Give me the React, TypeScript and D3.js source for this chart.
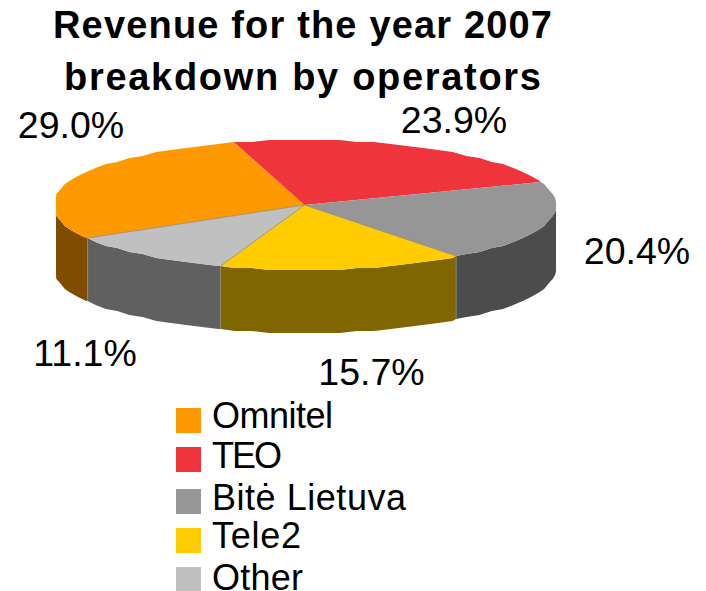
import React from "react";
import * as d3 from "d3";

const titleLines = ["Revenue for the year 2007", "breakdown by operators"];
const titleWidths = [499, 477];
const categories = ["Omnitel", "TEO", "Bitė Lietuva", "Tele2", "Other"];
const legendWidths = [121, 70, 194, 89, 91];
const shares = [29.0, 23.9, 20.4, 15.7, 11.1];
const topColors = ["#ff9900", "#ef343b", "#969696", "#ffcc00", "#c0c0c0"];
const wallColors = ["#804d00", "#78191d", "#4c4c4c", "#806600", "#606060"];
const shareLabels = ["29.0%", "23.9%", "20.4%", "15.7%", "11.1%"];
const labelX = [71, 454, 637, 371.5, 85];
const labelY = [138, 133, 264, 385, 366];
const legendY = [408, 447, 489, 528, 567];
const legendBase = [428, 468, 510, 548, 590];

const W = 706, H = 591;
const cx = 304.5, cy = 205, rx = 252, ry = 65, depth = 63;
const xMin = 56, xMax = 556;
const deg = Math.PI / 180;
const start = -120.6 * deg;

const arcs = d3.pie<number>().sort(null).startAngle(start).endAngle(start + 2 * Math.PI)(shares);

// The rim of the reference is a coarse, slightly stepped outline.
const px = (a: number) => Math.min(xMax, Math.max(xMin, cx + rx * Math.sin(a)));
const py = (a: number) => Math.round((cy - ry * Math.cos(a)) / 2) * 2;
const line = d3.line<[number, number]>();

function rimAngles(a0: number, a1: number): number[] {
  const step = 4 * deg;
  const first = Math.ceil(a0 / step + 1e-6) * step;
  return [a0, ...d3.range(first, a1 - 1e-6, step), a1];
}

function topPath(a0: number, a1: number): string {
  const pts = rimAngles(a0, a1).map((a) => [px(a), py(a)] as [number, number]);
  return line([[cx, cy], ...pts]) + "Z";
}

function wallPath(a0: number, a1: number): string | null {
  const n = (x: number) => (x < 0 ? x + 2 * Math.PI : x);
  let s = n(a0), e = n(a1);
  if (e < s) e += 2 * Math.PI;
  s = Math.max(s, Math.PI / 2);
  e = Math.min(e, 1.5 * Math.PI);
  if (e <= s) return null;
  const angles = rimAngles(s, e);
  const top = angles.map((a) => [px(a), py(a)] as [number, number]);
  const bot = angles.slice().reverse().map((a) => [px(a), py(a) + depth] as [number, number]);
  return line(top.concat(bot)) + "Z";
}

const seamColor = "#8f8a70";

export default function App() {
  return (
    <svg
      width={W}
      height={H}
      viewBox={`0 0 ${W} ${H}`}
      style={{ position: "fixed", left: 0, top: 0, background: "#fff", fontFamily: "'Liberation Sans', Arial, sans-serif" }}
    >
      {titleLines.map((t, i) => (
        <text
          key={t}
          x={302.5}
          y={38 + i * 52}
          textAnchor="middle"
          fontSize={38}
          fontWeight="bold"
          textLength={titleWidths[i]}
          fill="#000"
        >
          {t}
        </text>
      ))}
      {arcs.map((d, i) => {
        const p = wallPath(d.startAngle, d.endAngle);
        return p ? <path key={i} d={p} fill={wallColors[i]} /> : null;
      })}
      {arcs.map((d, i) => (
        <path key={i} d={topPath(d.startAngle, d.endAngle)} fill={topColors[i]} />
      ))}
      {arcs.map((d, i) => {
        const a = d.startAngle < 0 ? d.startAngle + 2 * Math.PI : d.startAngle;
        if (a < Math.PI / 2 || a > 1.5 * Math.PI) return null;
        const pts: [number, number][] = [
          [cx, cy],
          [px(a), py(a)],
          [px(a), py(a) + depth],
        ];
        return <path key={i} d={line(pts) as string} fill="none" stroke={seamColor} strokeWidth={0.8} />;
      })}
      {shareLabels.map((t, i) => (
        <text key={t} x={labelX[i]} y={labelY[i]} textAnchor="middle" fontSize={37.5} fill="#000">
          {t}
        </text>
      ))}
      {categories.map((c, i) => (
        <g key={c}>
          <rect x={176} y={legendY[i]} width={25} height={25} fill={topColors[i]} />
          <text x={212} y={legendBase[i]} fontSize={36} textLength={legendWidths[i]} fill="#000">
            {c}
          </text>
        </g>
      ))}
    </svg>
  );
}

Requirement
Reproduce the material above in full, exactly, with no images.

Exercise answer
Give me the React, TypeScript and D3.js source for this chart.
import React from "react";
import * as d3 from "d3";

const titleLines = ["Revenue for the year 2007", "breakdown by operators"];
const titleWidths = [499, 477];
const categories = ["Omnitel", "TEO", "Bitė Lietuva", "Tele2", "Other"];
const legendWidths = [121, 70, 194, 89, 91];
const shares = [29.0, 23.9, 20.4, 15.7, 11.1];
const topColors = ["#ff9900", "#ef343b", "#969696", "#ffcc00", "#c0c0c0"];
const wallColors = ["#804d00", "#78191d", "#4c4c4c", "#806600", "#606060"];
const shareLabels = ["29.0%", "23.9%", "20.4%", "15.7%", "11.1%"];
const labelX = [71, 454, 637, 371.5, 85];
const labelY = [138, 133, 264, 385, 366];
const legendY = [408, 447, 489, 528, 567];
const legendBase = [428, 468, 510, 548, 590];

const W = 706, H = 591;
const cx = 304.5, cy = 205, rx = 252, ry = 65, depth = 63;
const xMin = 56, xMax = 556;
const deg = Math.PI / 180;
const start = -120.6 * deg;

const arcs = d3.pie<number>().sort(null).startAngle(start).endAngle(start + 2 * Math.PI)(shares);

// The rim of the reference is a coarse, slightly stepped outline.
const px = (a: number) => Math.min(xMax, Math.max(xMin, cx + rx * Math.sin(a)));
const py = (a: number) => Math.round((cy - ry * Math.cos(a)) / 2) * 2;
const line = d3.line<[number, number]>();

function rimAngles(a0: number, a1: number): number[] {
  const step = 4 * deg;
  const first = Math.ceil(a0 / step + 1e-6) * step;
  return [a0, ...d3.range(first, a1 - 1e-6, step), a1];
}

function topPath(a0: number, a1: number): string {
  const pts = rimAngles(a0, a1).map((a) => [px(a), py(a)] as [number, number]);
  return line([[cx, cy], ...pts]) + "Z";
}

function wallPath(a0: number, a1: number): string | null {
  const n = (x: number) => (x < 0 ? x + 2 * Math.PI : x);
  let s = n(a0), e = n(a1);
  if (e < s) e += 2 * Math.PI;
  s = Math.max(s, Math.PI / 2);
  e = Math.min(e, 1.5 * Math.PI);
  if (e <= s) return null;
  const angles = rimAngles(s, e);
  const top = angles.map((a) => [px(a), py(a)] as [number, number]);
  const bot = angles.slice().reverse().map((a) => [px(a), py(a) + depth] as [number, number]);
  return line(top.concat(bot)) + "Z";
}

const seamColor = "#8f8a70";

export default function App() {
  return (
    <svg
      width={W}
      height={H}
      viewBox={`0 0 ${W} ${H}`}
      style={{ position: "fixed", left: 0, top: 0, background: "#fff", fontFamily: "'Liberation Sans', Arial, sans-serif" }}
    >
      {titleLines.map((t, i) => (
        <text
          key={t}
          x={302.5}
          y={38 + i * 52}
          textAnchor="middle"
          fontSize={38}
          fontWeight="bold"
          textLength={titleWidths[i]}
          fill="#000"
        >
          {t}
        </text>
      ))}
      {arcs.map((d, i) => {
        const p = wallPath(d.startAngle, d.endAngle);
        return p ? <path key={i} d={p} fill={wallColors[i]} /> : null;
      })}
      {arcs.map((d, i) => (
        <path key={i} d={topPath(d.startAngle, d.endAngle)} fill={topColors[i]} />
      ))}
      {arcs.map((d, i) => {
        const a = d.startAngle < 0 ? d.startAngle + 2 * Math.PI : d.startAngle;
        if (a < Math.PI / 2 || a > 1.5 * Math.PI) return null;
        const pts: [number, number][] = [
          [cx, cy],
          [px(a), py(a)],
          [px(a), py(a) + depth],
        ];
        return <path key={i} d={line(pts) as string} fill="none" stroke={seamColor} strokeWidth={0.8} />;
      })}
      {shareLabels.map((t, i) => (
        <text key={t} x={labelX[i]} y={labelY[i]} textAnchor="middle" fontSize={37.5} fill="#000">
          {t}
        </text>
      ))}
      {categories.map((c, i) => (
        <g key={c}>
          <rect x={176} y={legendY[i]} width={25} height={25} fill={topColors[i]} />
          <text x={212} y={legendBase[i]} fontSize={36} textLength={legendWidths[i]} fill="#000">
            {c}
          </text>
        </g>
      ))}
    </svg>
  );
}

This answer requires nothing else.